On the other hand, there have also been changes in the regulations for applying slurry to the soil. In this sense, the application made on a plate or fan is prohibited, and now it must be done through hanging tubes.

What management options are raised?
There are two options: self-management, in which the farmer has a good surface to manage and apply the slurry he generates, and the management centres, which collect the slurry generated by the farms and take care of their management. In the integration system, most Aragon management centres understand that they are the most effective and economical option. For this reason, in Aragon, management centres have been implemented, and, currently, around 32 management centres are in operation, and the idea is that the number increases. On the other hand, there are also nitrification plants trying to lower nitrogen from the slurry. Still, they cost around 3-5 euros per cubic meter, when in appropriate agricultural management, the cubic meter is about 2 euros. Finally, we also have four slurry treatment areas built to cover the current need in regions with a high concentration of livestock activity. Two are in the Litera area, in Zaidín and Capella (Huesca), and two others in Peñarroya de Tastavins and Valderrobres (Teruel). This is another system, quite a lot more more expensive, but which must be used in areas where there is no agricultural area if the industry wants to be sustainable.

What management actions will the government carry out?
From the government, we will require all the ranchers who make self-management to declare how they manage the slurry, and we will need the same information from the management centres to know where they get the slurry, where they administer it, how, etc. Regarding the application, a control and inspection campaign will be carried out so that all the tanks that are applying slurry have the system of hanging tubes and not fans.

"The countries that are buying the product from
us want the production to be sustainable."

Are sanctions considered?
Aragon, with Catalonia, are the two communities that offer 50% of the national pork production. Therefore, they are two territories that might have slurry management problems. By this, I mean that, although the application of sanctions is foreseen, in the first years, we have to refine the implementation of the standard and the way to control its compliance a little. We cannot go from 0 to 100, we must move forward gradually. On the other hand, in the vats' inspections, the application of economic sanctions is already foreseen in cases where the slurry is not applied employing hanging tubes.
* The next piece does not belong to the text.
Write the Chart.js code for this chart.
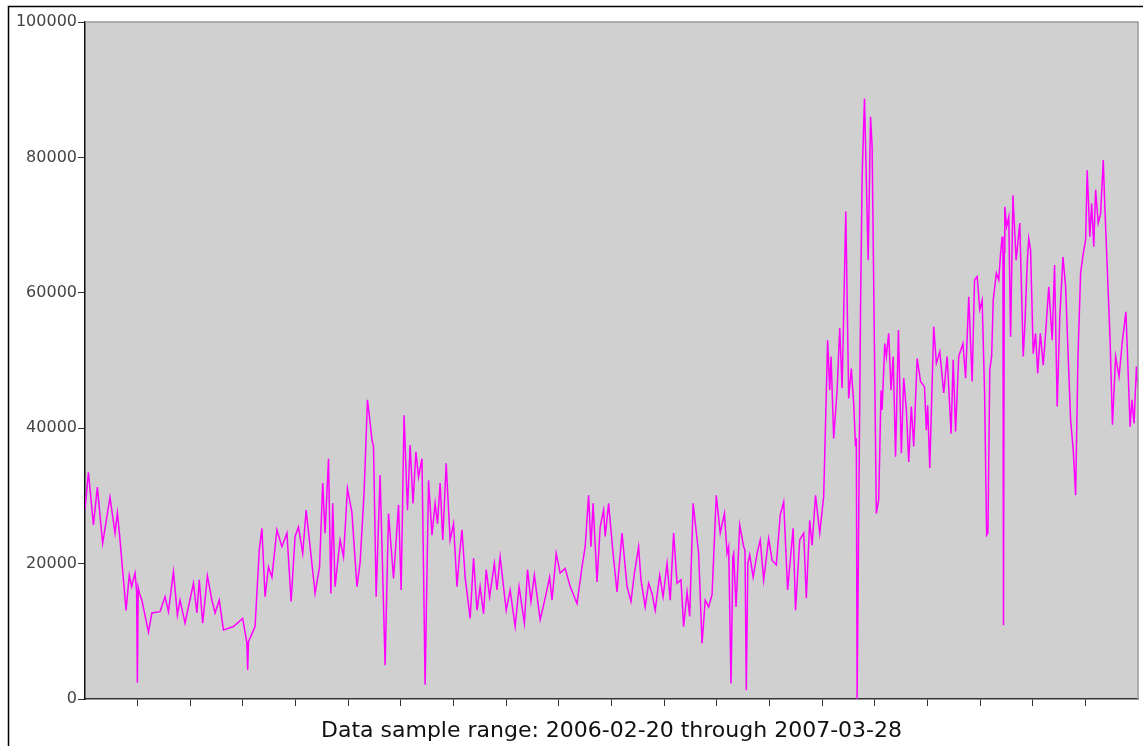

Has adaptation been an excellent investment for the sector?
Carrying out the treatment plan does not comprise any investment. What we are asking is to justify the management of the slurry that should already be done correctly. Another thing is related to the changes  to the slurry application, which has required an adaptation of the vats and, therefore, an additional cost during the last year that, according to the sector, ranges between 15,000 and 25,000 euros. In this sense, at the time, the Ministry of Agriculture offered aid for the modernization of agricultural machinery and, according to the data we have, Aragon has been the autonomous community that has benefited most from this type of aid. 

What benefits do the application and control of these measures bring?
What is intended with the management control of the slurry is about the industry’s sustainability. It is essential to comply with European regulations, but, in turn, taking into account that the Spanish pig sector is exporting 50% of what it produces, this production must be sustainable. If the industry is not sustainable, the export can be compromised at any time because the countries that are buying the product from us want the production to be sustainable.

Faced with this new reality, is the Aragonese industry already adjusted to the new regulations?
I think so. Indeed, as in any adjustment to a new regulation, there is always some percentage of ranchers who wait until the last minute to see if the law changes or is delayed. Still, I think that, this February, practically all the vats that manage slurry in Aragon already work with the hanging tube system.